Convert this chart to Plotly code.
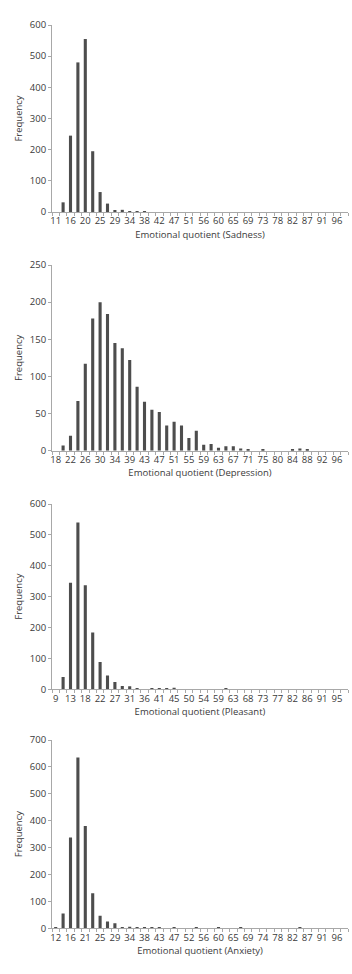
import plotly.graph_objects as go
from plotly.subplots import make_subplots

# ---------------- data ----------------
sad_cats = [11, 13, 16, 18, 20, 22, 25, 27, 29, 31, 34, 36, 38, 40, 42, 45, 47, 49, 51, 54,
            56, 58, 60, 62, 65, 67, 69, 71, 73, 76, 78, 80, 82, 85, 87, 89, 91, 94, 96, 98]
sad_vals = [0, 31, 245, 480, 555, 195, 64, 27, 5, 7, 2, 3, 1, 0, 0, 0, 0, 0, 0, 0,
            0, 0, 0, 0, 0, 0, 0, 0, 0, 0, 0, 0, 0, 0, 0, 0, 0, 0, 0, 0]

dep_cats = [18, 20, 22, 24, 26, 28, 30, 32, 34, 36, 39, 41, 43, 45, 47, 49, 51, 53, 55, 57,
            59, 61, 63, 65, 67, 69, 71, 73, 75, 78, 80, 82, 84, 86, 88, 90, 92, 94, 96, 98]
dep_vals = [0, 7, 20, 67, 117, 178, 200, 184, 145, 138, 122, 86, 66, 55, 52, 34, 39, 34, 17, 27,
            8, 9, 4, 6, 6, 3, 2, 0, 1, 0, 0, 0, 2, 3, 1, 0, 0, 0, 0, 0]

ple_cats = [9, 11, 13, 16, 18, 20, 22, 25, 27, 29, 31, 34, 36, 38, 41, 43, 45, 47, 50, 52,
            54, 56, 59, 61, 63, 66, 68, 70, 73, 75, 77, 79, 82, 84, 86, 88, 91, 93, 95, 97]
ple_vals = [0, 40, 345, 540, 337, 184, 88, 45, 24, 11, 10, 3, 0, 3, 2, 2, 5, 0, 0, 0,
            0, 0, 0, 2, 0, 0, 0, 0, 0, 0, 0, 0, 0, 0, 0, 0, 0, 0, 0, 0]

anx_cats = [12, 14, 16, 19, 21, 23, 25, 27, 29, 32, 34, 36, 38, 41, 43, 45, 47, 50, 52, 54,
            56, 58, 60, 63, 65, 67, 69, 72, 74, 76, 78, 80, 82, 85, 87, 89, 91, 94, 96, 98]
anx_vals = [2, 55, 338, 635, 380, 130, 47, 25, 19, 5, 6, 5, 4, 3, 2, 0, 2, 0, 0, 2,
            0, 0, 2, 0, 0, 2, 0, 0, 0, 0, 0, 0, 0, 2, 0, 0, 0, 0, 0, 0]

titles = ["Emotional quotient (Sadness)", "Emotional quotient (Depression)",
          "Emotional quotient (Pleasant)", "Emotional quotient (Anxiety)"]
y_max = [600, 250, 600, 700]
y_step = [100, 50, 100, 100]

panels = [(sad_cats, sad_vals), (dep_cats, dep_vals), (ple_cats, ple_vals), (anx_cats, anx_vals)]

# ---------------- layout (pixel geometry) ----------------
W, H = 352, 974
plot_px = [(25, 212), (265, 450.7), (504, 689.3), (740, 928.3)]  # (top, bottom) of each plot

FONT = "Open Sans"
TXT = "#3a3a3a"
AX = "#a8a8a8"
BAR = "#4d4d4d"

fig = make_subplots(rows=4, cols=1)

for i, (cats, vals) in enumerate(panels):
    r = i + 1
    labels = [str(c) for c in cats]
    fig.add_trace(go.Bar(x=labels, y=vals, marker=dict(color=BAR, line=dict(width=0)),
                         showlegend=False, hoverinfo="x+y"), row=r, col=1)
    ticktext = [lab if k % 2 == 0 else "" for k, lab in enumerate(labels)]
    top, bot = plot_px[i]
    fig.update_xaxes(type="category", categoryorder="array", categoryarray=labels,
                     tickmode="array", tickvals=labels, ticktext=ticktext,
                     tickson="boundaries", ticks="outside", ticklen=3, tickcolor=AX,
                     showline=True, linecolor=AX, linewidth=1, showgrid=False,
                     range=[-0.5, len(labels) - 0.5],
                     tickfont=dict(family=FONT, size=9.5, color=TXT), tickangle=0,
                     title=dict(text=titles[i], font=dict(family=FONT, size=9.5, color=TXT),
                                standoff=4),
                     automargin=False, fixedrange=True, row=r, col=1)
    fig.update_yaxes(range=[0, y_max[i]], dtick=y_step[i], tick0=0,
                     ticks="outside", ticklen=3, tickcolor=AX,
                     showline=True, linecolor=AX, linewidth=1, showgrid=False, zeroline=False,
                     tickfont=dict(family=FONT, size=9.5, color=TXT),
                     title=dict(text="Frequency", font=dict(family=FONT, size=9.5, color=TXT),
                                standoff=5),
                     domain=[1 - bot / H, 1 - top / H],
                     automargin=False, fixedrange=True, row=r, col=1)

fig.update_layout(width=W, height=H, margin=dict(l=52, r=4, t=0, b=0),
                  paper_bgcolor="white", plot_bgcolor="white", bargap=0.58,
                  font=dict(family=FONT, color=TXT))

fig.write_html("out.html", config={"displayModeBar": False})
---
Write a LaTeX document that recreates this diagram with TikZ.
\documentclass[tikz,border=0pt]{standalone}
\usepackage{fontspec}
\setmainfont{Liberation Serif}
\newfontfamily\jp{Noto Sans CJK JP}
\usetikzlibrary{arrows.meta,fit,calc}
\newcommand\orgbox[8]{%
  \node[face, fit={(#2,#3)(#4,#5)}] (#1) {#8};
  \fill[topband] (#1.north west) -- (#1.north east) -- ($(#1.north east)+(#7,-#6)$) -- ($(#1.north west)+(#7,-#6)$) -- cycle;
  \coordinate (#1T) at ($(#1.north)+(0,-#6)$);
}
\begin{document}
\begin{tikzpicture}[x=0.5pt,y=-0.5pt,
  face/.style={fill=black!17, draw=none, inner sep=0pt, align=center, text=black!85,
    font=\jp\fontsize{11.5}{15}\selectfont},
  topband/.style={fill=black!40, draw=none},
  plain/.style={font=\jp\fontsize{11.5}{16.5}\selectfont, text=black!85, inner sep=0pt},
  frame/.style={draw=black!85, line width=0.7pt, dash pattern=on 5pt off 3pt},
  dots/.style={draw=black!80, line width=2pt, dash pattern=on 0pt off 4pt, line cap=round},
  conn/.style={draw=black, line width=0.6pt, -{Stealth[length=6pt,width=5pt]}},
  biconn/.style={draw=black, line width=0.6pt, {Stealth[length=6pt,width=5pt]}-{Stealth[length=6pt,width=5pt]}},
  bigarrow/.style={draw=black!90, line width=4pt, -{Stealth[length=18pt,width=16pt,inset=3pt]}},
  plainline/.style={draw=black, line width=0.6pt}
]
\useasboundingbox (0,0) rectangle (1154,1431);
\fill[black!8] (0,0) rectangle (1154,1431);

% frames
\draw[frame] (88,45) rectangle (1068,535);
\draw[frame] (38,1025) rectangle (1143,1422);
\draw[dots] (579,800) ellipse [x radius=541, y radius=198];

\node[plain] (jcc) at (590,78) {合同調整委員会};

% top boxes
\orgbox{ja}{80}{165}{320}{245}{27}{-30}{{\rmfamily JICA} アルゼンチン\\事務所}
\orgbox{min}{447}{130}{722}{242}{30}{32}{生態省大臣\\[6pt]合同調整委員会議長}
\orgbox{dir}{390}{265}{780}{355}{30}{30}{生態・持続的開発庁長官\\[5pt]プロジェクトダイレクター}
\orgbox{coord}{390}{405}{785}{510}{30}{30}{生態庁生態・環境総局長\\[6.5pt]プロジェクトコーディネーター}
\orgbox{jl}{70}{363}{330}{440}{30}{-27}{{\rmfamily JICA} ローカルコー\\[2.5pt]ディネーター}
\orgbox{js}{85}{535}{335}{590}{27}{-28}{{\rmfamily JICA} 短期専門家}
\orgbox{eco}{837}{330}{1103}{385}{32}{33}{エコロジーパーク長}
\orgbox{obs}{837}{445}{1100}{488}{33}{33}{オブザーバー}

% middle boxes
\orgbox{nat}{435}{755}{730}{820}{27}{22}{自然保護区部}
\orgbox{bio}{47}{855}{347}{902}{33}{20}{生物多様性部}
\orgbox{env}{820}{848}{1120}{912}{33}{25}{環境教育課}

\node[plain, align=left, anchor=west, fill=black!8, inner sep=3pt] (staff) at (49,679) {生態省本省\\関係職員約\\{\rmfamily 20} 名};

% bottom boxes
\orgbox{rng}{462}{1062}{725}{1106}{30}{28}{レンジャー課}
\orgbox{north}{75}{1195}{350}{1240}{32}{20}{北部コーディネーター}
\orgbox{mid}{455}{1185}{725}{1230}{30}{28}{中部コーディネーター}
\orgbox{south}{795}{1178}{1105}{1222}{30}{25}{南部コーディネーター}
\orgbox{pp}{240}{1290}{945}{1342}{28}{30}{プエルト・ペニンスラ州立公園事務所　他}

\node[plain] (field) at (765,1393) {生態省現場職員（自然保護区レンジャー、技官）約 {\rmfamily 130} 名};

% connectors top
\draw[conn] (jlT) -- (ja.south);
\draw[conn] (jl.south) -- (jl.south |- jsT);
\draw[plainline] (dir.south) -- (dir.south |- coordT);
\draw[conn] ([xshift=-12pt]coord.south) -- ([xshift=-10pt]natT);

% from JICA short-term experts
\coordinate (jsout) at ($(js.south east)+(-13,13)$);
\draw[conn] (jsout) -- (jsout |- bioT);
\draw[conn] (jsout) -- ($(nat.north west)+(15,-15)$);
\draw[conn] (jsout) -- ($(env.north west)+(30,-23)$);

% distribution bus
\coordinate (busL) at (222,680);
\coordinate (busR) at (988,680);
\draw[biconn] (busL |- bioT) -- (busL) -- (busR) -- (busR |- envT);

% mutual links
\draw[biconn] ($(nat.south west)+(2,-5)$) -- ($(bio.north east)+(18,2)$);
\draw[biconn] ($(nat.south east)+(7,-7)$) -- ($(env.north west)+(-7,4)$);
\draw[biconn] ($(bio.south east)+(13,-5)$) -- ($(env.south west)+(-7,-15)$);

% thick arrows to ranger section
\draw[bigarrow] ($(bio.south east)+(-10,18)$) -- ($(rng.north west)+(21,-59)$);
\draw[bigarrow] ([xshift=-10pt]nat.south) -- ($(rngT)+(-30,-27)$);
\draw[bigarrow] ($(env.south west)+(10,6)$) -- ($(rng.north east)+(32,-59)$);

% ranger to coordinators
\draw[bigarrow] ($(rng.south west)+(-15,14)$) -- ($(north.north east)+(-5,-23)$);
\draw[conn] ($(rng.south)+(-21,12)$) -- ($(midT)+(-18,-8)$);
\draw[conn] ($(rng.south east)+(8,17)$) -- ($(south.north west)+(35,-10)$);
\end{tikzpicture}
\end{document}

▸ What is being asked: Quote the data above exactly from the line with "Convert this chart to Plotly code." to the line with "from plotly.subplots import make_subplots", both ends counted, and nothing else. Pictures don't go in.

▸ Task response:
Convert this chart to Plotly code.
import plotly.graph_objects as go
from plotly.subplots import make_subplots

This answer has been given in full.